“My bank said they’re willing to help me!” Yea, right

Massachusetts Sues 5 Major Banks Over Foreclosure Practices

The rampant criminality of the big banks regarding loan modifications and foreclosures is finally being put into the spotlight, thanks to a few serious state’s attorneys.

In addition to shining a light on what the banks have been up to ever since they were bailed out by the tax payers, the states are also shaming the Feds by speaking out on violations and deception about which the regulators have remained silent.

Shame on you, feds.

Martha Coakley, with her staff in Boston, accused lenders of “deceptive and unlawful conduct.”

Citing extensive abuses of troubled borrowers across Massachusetts, the state’s attorney general sued the nation’s five largest mortgage lenders on Thursday, seeking relief for consumers hurt by what she called unfair and deceptive business practices.

The attorney general, Martha Coakley, and her investigators contend that the banks improperly foreclosed on troubled borrowers by relying on fraudulent legal documentation or by failing to modify loans for homeowners after promising to do so. The suit also contends that the banks’ use of MERS “corrupted” the state’s public land recording system by not registering legal transfers properly.

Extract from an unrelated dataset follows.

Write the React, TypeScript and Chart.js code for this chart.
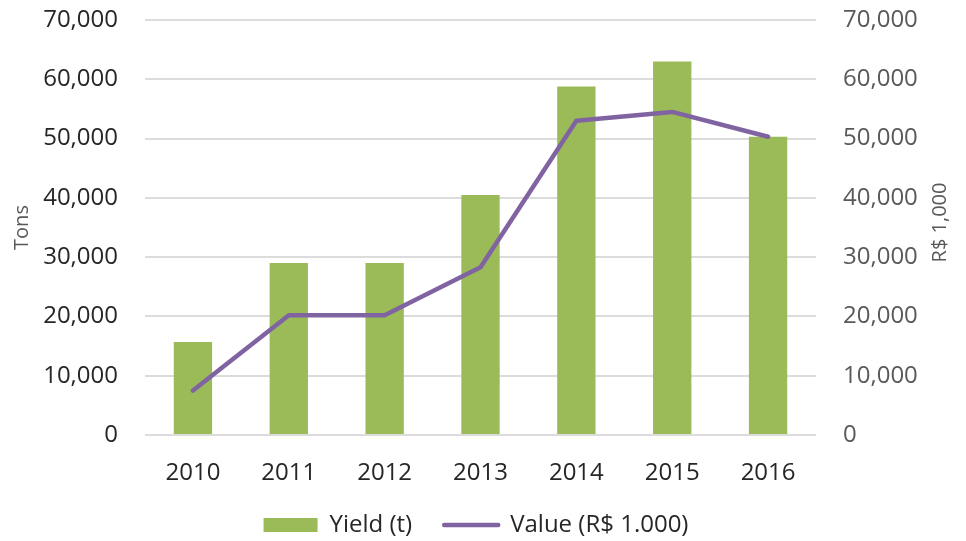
import React, { useEffect, useRef } from "react";
import { Chart, registerables } from "chart.js";

Chart.register(...registerables);

const YEARS = ["2010", "2011", "2012", "2013", "2014", "2015", "2016"];
const YIELD_T = [15700, 29000, 29000, 40500, 58800, 63000, 50300];
const VALUE_RS = [7500, 20200, 20200, 28300, 53000, 54500, 50300];
const YIELD_LABEL = "Yield (t)";
const VALUE_LABEL = "Value (R$ 1.000)";
const LEFT_TITLE = "Tons";
const RIGHT_TITLE = "R$ 1,000";

const FONT = '"Open Sans", sans-serif';
const GREEN = "#9BBB59";
const PURPLE = "#8064A2";
const CANVAS_H = 547;

const fmt = (v: number) => Number(v).toLocaleString("en-US");

const rightTitlePlugin = {
  id: "rightTitle",
  afterDraw(chart: any) {
    const { ctx, chartArea } = chart;
    const s = chart.scales.y1;
    ctx.save();
    ctx.translate(s.right - 12, (chartArea.top + chartArea.bottom) / 2 - 5);
    ctx.rotate(-Math.PI / 2);
    ctx.font = `20px ${FONT}`;
    ctx.fillStyle = "#595959";
    ctx.textAlign = "center";
    ctx.textBaseline = "middle";
    ctx.fillText(RIGHT_TITLE, 0, 0);
    ctx.restore();
  },
};

export default function App() {
  const ref = useRef<HTMLCanvasElement | null>(null);

  useEffect(() => {
    if (!ref.current) return;
    const chart = new Chart(ref.current, {
      type: "bar",
      data: {
        labels: YEARS,
        datasets: [
          {
            type: "bar",
            label: YIELD_LABEL,
            data: YIELD_T,
            backgroundColor: GREEN,
            borderWidth: 0,
            yAxisID: "y",
            order: 1,
            categoryPercentage: 1,
            barPercentage: 0.4,
          } as any,
          {
            type: "line",
            label: VALUE_LABEL,
            data: VALUE_RS,
            borderColor: PURPLE,
            backgroundColor: PURPLE,
            borderWidth: 4.5,
            borderCapStyle: "round",
            borderJoinStyle: "round",
            pointRadius: 0,
            tension: 0,
            yAxisID: "y1",
            order: 0,
          } as any,
        ],
      },
      options: {
        animation: false,
        responsive: true,
        maintainAspectRatio: false,
        layout: { padding: { top: 20, left: 0, right: 14, bottom: 0 } },
        plugins: {
          tooltip: { enabled: false },
          legend: {
            position: "bottom",
            labels: {
              usePointStyle: true,
              pointStyleWidth: 54,
              boxHeight: 14,
              padding: 32,
              color: "#262626",
              font: { family: FONT, size: 24 },
              generateLabels: () => [
                {
                  text: YIELD_LABEL,
                  fillStyle: GREEN,
                  strokeStyle: GREEN,
                  lineWidth: 0,
                  pointStyle: "rect",
                  datasetIndex: 0,
                  hidden: false,
                  fontColor: "#262626",
                },
                {
                  text: VALUE_LABEL,
                  fillStyle: PURPLE,
                  strokeStyle: PURPLE,
                  lineWidth: 4.5,
                  lineCap: "round",
                  pointStyle: "line",
                  datasetIndex: 1,
                  hidden: false,
                  fontColor: "#262626",
                },
              ] as any,
            },
          },
        },
        scales: {
          x: {
            offset: true,
            grid: { display: false },
            border: { display: false },
            ticks: {
              color: "#262626",
              font: { family: FONT, size: 24 },
              padding: 16,
            },
            afterFit: (s: any) => {
              s.height = 46;
            },
          },
          y: {
            position: "left",
            min: 0,
            max: 70000,
            border: { display: false },
            grid: {
              color: "#dcdcdc",
              lineWidth: 2,
              drawTicks: true,
              tickLength: 27,
              tickColor: "rgba(0,0,0,0)",
            },
            ticks: {
              stepSize: 10000,
              color: "#262626",
              font: { family: FONT, size: 24 },
              padding: 0,
              callback: (v: any) => fmt(v),
            },
            title: {
              display: true,
              text: LEFT_TITLE,
              color: "#595959",
              font: { family: FONT, size: 20 },
              padding: { top: 10, bottom: 0 },
            },
            afterFit: (s: any) => {
              s.width = 145;
            },
          },
          y1: {
            position: "right",
            min: 0,
            max: 70000,
            border: { display: false },
            grid: {
              drawOnChartArea: false,
              drawTicks: true,
              tickLength: 27,
              tickColor: "rgba(0,0,0,0)",
            },
            ticks: {
              stepSize: 10000,
              color: "#595959",
              font: { family: FONT, size: 24 },
              padding: 0,
              callback: (v: any) => fmt(v),
            },
            afterFit: (s: any) => {
              s.width = 136;
            },
          },
        },
      },
      plugins: [rightTitlePlugin],
    } as any);
    return () => chart.destroy();
  }, []);

  return (
    <div
      style={{
        position: "fixed",
        left: 0,
        top: 0,
        width: 966,
        height: 541,
        overflow: "hidden",
        background: "#fff",
      }}
    >
      <div style={{ position: "relative", width: 966, height: CANVAS_H }}>
        <canvas ref={ref} />
      </div>
    </div>
  );
}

“There is no question that the deceptive and unlawful conduct by Wall Street and the large banks played a central role in this crisis through predatory lending and securitization of those loans,” Ms. Coakley said at a news conference announcing the lawsuit. “The banks may think they are too big to fail or too big to care about the impact of their actions, but we believe they are not too big to have to obey the law.”

Officials at all of the banks issued statements saying they would fight the suit.

How do the bankers respond? By pretending to care about the very homeowners whom they’ve been victimizing, of course.

Vickee Adams of Wells Fargo said, “Regrettably, the action announced in Massachusetts today will do little to help Massachusetts homeowners or the recovery of the housing economy in the Commonwealth.”

“So far the servicers have escaped any real review or punishment for their bad practices because federal regulators have by and large given them a pass on whether they followed the law in foreclosures,” Mr. Eggert said. “This lawsuit argues that they haven’t followed the law and that they can’t just fix all their problems after the fact.”

Among the misconduct cited in the Massachusetts complaint were 14 cases of foreclosures by institutions that had not shown proof that they had the legal right to seize the underlying properties when they did so. All the banks also deceived troubled borrowers, the complaint said, about the loan modification process.

“If the state can go forward and do real discovery, it will be the first time that anyone has really dug into the servicers’ files to see what they have done,” he added. “The feds conducted an investigation where they looked at very few files, and here the state could demand to see a lot.”

 It boggles the mind that the the Feds have given the banks a pass from the time they gave them 156  billion dollars in tax payer cash to the present day.